安易にネットワーク・ケーブルを抜くと原因が分かりにくくなることも

 悪意あるファイルを見つけ出すために,今回の事例で使用したツールの中から,無償で提供されているものについて解説したい。これらのツールを効果的に組み合わせることにより,ほとんどの不正プログラムを収集することが可能になる。

 情報収集を行う前に,ひとつ注意点がある。それは,悪意あるファイルによる感染症状なのか,ソフトウエア/ハードウエアによる不具合であるのかを判断できていない段階では,安易にネットワーク・ケーブルを抜いたり,コンピュータのシャットダウンは行わないことである。なぜなら,ネットワーク遮断により,悪意あるファイルの感染痕跡が消えてしまう場合があるからである。このため,揮発性(壊れやすい)データをSIC(シック)ツールなどで採取してから,被害拡散防止作業へ取り掛かることが必要となる。

 逆に,ある程度怪しいファイルの当たりがついている場合は,ネットワーク・ケーブルを抜いてしまったほうが不正プログラムの拡散を防ぐことができる。なお,情報の揮発性については「RFC3227」で紹介されている。IPA(情報処理推進機構)のページには,「証拠収集とアーカイビングのためのガイドライン」としてRFC3227の日本語訳が公開されているので,一度参照することをお勧めしたい。

 「先ほどいただいたSICツールのログには,不正なプロセス・リストが記録されていませんでした。
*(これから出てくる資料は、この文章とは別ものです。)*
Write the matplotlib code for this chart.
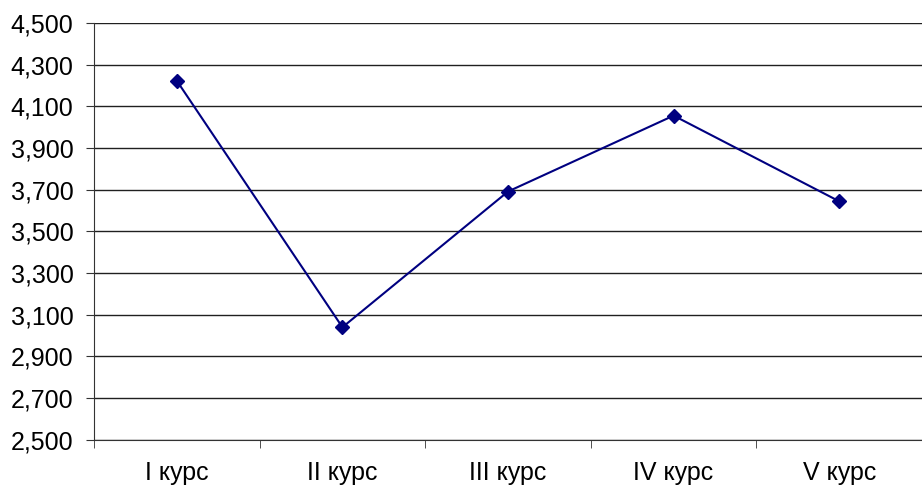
import numpy as np
import matplotlib.pyplot as plt
from matplotlib.ticker import FixedLocator, FuncFormatter

plt.rcParams['font.family'] = ['Liberation Sans', 'DejaVu Sans']

categories = ['I курс', 'II курс', 'III курс', 'IV курс', 'V курс']
values = [4.222, 3.040, 3.691, 4.055, 3.644]
y_ticks = [2.5, 2.7, 2.9, 3.1, 3.3, 3.5, 3.7, 3.9, 4.1, 4.3, 4.5]

fig = plt.figure(figsize=(9.22, 4.86), dpi=100)
ax = fig.add_axes([0.102, 0.095, 0.898, 0.858])

x = np.arange(len(categories))
ax.plot(x, values, color='#000080', lw=1.5, marker='D', ms=7, zorder=3)

ax.set_xlim(-0.5, len(categories) - 0.5)
ax.set_ylim(2.5, 4.5)
ax.set_yticks(y_ticks)
ax.yaxis.set_major_formatter(FuncFormatter(lambda v, p: f'{v:.3f}'.replace('.', ',')))
for v in y_ticks:
    ax.axhline(v, color='#202020', lw=1, zorder=1)

ax.set_xticks(x)
ax.set_xticklabels(categories)
ax.xaxis.set_minor_locator(FixedLocator(np.arange(-0.5, len(categories), 1)))
ax.tick_params(axis='x', which='major', length=0, pad=15, labelsize=18)
ax.tick_params(axis='x', which='minor', length=5.8, direction='out', color='#333333')
ax.tick_params(axis='y', length=5.8, direction='out', color='#333333', labelsize=18, pad=9)

for s in ['top', 'right']:
    ax.spines[s].set_visible(False)
ax.spines['left'].set_color('#333333')
ax.spines['bottom'].set_color('#333333')

fig.savefig('out.png', dpi=100)
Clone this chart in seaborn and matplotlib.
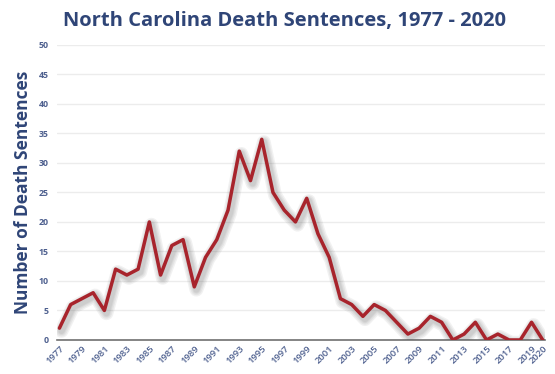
import matplotlib
matplotlib.use("Agg")
import matplotlib.pyplot as plt
import matplotlib.patheffects as pe
import seaborn as sns
import pandas as pd

years = list(range(1977, 2021))
sentences = [2, 6, 7, 8, 5, 12, 11, 12, 20, 11, 16, 17, 9, 14, 17, 22,
             32, 27, 34, 25, 22, 20, 24, 18, 14, 7, 6, 4, 6, 5, 3, 1,
             2, 4, 3, 0, 1, 3, 0, 1, 0, 0, 3, 0]
tick_years = list(range(1977, 2020, 2)) + [2020]
y_ticks = list(range(0, 51, 5))

df = pd.DataFrame({"year": years, "sentences": sentences})

sns.set_style("white")
plt.rcParams["font.family"] = ["Open Sans", "DejaVu Sans"]

navy = "#2f4577"
tick_blue = "#4d5f8e"
line_red = "#a8242c"

fig = plt.figure(figsize=(5.55, 3.74), dpi=100)
ax = fig.add_axes([0.103, 0.091, 0.879, 0.789])

# soft drop shadow under the line, built from several widening translucent strokes
shadow = [pe.SimpleLineShadow(offset=(1.5, -2.0), shadow_color="#555555",
                              alpha=0.08, linewidth=w) for w in (10, 8, 6, 4.5)]
sns.lineplot(data=df, x="year", y="sentences", ax=ax, color=line_red,
             linewidth=2.5, zorder=3,
             path_effects=shadow + [pe.Normal()])

ax.set_xlim(1976.8, 2020.2)
ax.set_ylim(0, 50)
ax.set_yticks(y_ticks)
ax.set_xticks(tick_years)
ax.set_xticklabels([str(y) for y in tick_years], rotation=45, ha="right",
                   rotation_mode="anchor", fontsize=6.8, color=tick_blue,
                   fontweight="semibold")
ax.set_yticklabels([str(v) for v in y_ticks], fontsize=6.3, color=tick_blue,
                   fontweight="bold")
ax.tick_params(axis="both", length=0, pad=6)
ax.tick_params(axis="x", pad=3)

ax.grid(axis="y", color="#ececec", linewidth=1.0)
ax.grid(axis="x", visible=False)
for side in ("top", "right", "left"):
    ax.spines[side].set_visible(False)
ax.spines["bottom"].set_color("#707070")
ax.spines["bottom"].set_linewidth(1.2)

ax.set_xlabel("")
ax.set_ylabel("Number of Death Sentences", fontsize=12.5, color=navy,
              fontweight="bold", labelpad=5)

fig.text(0.512, 0.945, "North Carolina Death Sentences, 1977 - 2020",
         ha="center", va="center", fontsize=14.5, color=navy,
         fontweight="bold")

fig.savefig("out.png", dpi=100)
もう一度同じツールで,調査させて下さい」

 私はSICツールを使って調査を開始した。通常であれば,SICツールでほとんどの不正な動きを発見できる。しかし何度ログを見返しても,不正なプロセスやファイルを確認できない。不正プログラムのプロセスを隠すルートキットであったとしても,このツールであればある程度,特定することができるはずなのだが。

 「ほかのアプローチで調査する必要があるな」

 攻撃者は,感染コンピュータからの情報収集やアップデートのために,ネットワークを使って何らかの通信を行っているはずである。私は次の手を打ち始めた。